Desnoes se reencontrará en Nueva York con su primer amor juvenil, la periodista y escritora Felicia Rosshandler, con quien pasará sus últimas décadas. Apartado durante años del mundo literario, en 2007 sorprende publicando Memorias del desarrollo en una pequeña editorial española, Mono Azul: una suerte de secuela de su mayor éxito y un homenaje implícito a su cuñado, el director de fotografía y ganador de un Oscar, Néstor Almendros. La obra fue llevada también al cine por un joven director cubano, Miguel Coyula, y logró cierto prestigio en el circuito independiente.
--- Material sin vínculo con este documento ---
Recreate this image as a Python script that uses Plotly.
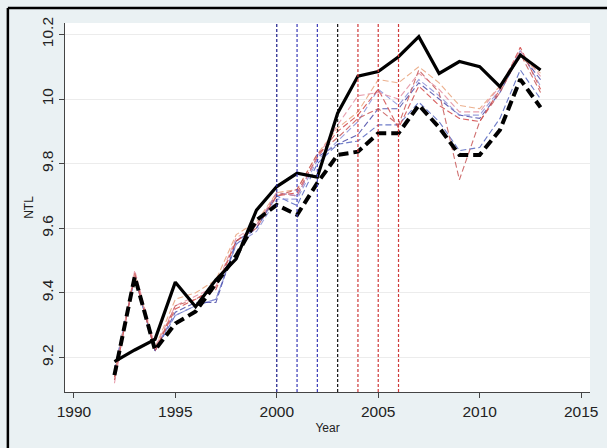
import plotly.graph_objects as go

# Years covered by the night-time-lights series
years = list(range(1992, 2014))

# Treated unit (solid black) and its synthetic counterpart (thick dashed black)
ntl_actual = [9.187, 9.223, 9.256, 9.433, 9.357, 9.440, 9.505, 9.656, 9.729, 9.770, 9.758,
              9.956, 10.071, 10.085, 10.131, 10.193, 10.079, 10.116, 10.100, 10.038, 10.136, 10.090]
ntl_synth = [9.145, 9.450, 9.223, 9.305, 9.342, 9.430, 9.515, 9.625, 9.672, 9.641, 9.740,
             9.827, 9.837, 9.894, 9.894, 9.981, 9.912, 9.827, 9.827, 9.904, 10.061, 9.974]

# Alternative synthetic series (thin dashed)
alt_1 = [9.16, 9.45, 9.22, 9.33, 9.36, 9.38, 9.55, 9.60, 9.70, 9.67, 9.80,
         9.86, 9.87, 9.92, 9.92, 9.99, 9.93, 9.84, 9.85, 9.94, 10.09, 10.00]
alt_2 = [9.15, 9.45, 9.22, 9.34, 9.37, 9.37, 9.56, 9.60, 9.71, 9.70, 9.82,
         9.86, 9.89, 9.97, 9.97, 10.05, 10.00, 9.95, 9.94, 10.02, 10.14, 10.06]
alt_3 = [9.16, 9.45, 9.23, 9.33, 9.36, 9.38, 9.55, 9.59, 9.69, 9.69, 9.81,
         9.87, 9.93, 10.03, 9.98, 10.06, 10.01, 9.95, 9.95, 10.03, 10.15, 10.04]
alt_4 = [9.14, 9.45, 9.22, 9.35, 9.38, 9.41, 9.56, 9.61, 9.70, 9.71, 9.82,
         9.90, 9.95, 10.03, 9.91, 10.04, 9.98, 9.94, 9.93, 10.03, 10.16, 10.03]
alt_5 = [9.15, 9.46, 9.23, 9.38, 9.40, 9.44, 9.58, 9.62, 9.71, 9.72, 9.83,
         9.91, 9.96, 10.06, 10.05, 10.10, 10.05, 9.98, 9.97, 10.04, 10.13, 10.08]
alt_6 = [9.12, 9.47, 9.23, 9.36, 9.39, 9.42, 9.57, 9.61, 9.71, 9.70, 9.82,
         9.92, 10.01, 10.02, 10.00, 10.08, 10.03, 9.96, 9.96, 10.04, 10.15, 10.07]
alt_7 = [9.13, 9.46, 9.22, 9.36, 9.38, 9.42, 9.56, 9.60, 9.70, 9.72, 9.83,
         9.88, 9.94, 9.97, 9.92, 10.09, 10.02, 9.75, 9.93, 10.02, 10.14, 10.02]

alt_series = [alt_1, alt_2, alt_3, alt_4, alt_5, alt_6, alt_7]
alt_colors = ["#5566c0", "#4a4aa8", "#8a90d8", "#d24848", "#e9a27a", "#e48ea0", "#c85858"]

# Reference years marked with vertical lines
event_years = [2000, 2001, 2002, 2003, 2004, 2005, 2006]
event_colors = ["#1c1c8a", "#3a3ab8", "#3a3ab8", "#111111", "#d03a3a", "#d03a3a", "#d03a3a"]

y_ticks = [9.2, 9.4, 9.6, 9.8, 10, 10.2]
y_tick_text = ["9.2", "9.4", "9.6", "9.8", "10", "10.2"]
x_ticks = [1990, 1995, 2000, 2005, 2010, 2015]

fig = go.Figure()

for series, col in zip(alt_series, alt_colors):
    fig.add_trace(go.Scatter(x=years, y=series, mode="lines",
                             line=dict(color=col, width=1.1, dash="6px,3px"),
                             opacity=0.85, showlegend=False))

fig.add_trace(go.Scatter(x=years, y=ntl_synth, mode="lines",
                         line=dict(color="black", width=4, dash="10px,5px"),
                         showlegend=False))
fig.add_trace(go.Scatter(x=years, y=ntl_actual, mode="lines",
                         line=dict(color="black", width=3.2),
                         showlegend=False))

for yr, col in zip(event_years, event_colors):
    fig.add_shape(type="line", xref="x", yref="paper", x0=yr, x1=yr, y0=0, y1=1,
                  line=dict(color=col, width=1.2, dash="3px,2px"), layer="above")

# Outer graph frame
fig.add_shape(type="line", xref="paper", yref="paper", x0=-0.1088, x1=1.2,
              y0=1.0407, y1=1.0407, line=dict(color="black", width=2.5))
fig.add_shape(type="line", xref="paper", yref="paper", x0=-0.1088, x1=-0.1088,
              y0=-0.3, y1=1.0407, line=dict(color="black", width=2.5))

font_family = "Liberation Sans, Arial, sans-serif"

fig.update_layout(
    width=607, height=448,
    margin=dict(l=65, r=9, t=23, b=56),
    paper_bgcolor="#eaf1f3",
    plot_bgcolor="white",
    showlegend=False,
    hovermode=False,
    font=dict(family=font_family, color="#222222"),
    xaxis=dict(range=[1989.563, 2015.437], tickvals=x_ticks,
               showgrid=False, zeroline=False,
               showline=True, linecolor="#444444", linewidth=1.2,
               ticks="outside", ticklen=5, tickcolor="#444444",
               tickfont=dict(size=15.5, color="#222222"),
               title=dict(text="Year", font=dict(size=12, color="#222222"), standoff=4)),
    yaxis=dict(range=[9.0929, 10.2353], tickvals=y_ticks, ticktext=y_tick_text,
               tickangle=-90,
               showgrid=True, gridcolor="#ececec", gridwidth=1, zeroline=False,
               showline=True, linecolor="#444444", linewidth=1.2,
               ticks="outside", ticklen=5, tickcolor="#444444",
               tickfont=dict(size=15.5, color="#222222"),
               title=dict(text="NTL", font=dict(size=12, color="#222222"), standoff=2)),
)

fig.write_html("out.html")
En todo caso, los laureles de Desnoes no volvieron a reverdecer como antaño. Sí logró regresar a Cuba como jurado del Premio Casa de las Américas en 2003, donde fue ovacionado y recibido como hijo pródigo. Allí pudo comprobar que Memorias del subdesarrollo sigue hablando a los lectores de hoy, más de medio siglo después de su publicación. Ese era su consuelo a pesar de sentir, como quizá había sentido toda su vida, que su corazón escindido no encajaba en ninguna de las orillas del Estrecho de Florida. La Revolución, que alguna vez le regalara el espejismo de la pertenencia a un lugar y a un pueblo, ya era otra cosa.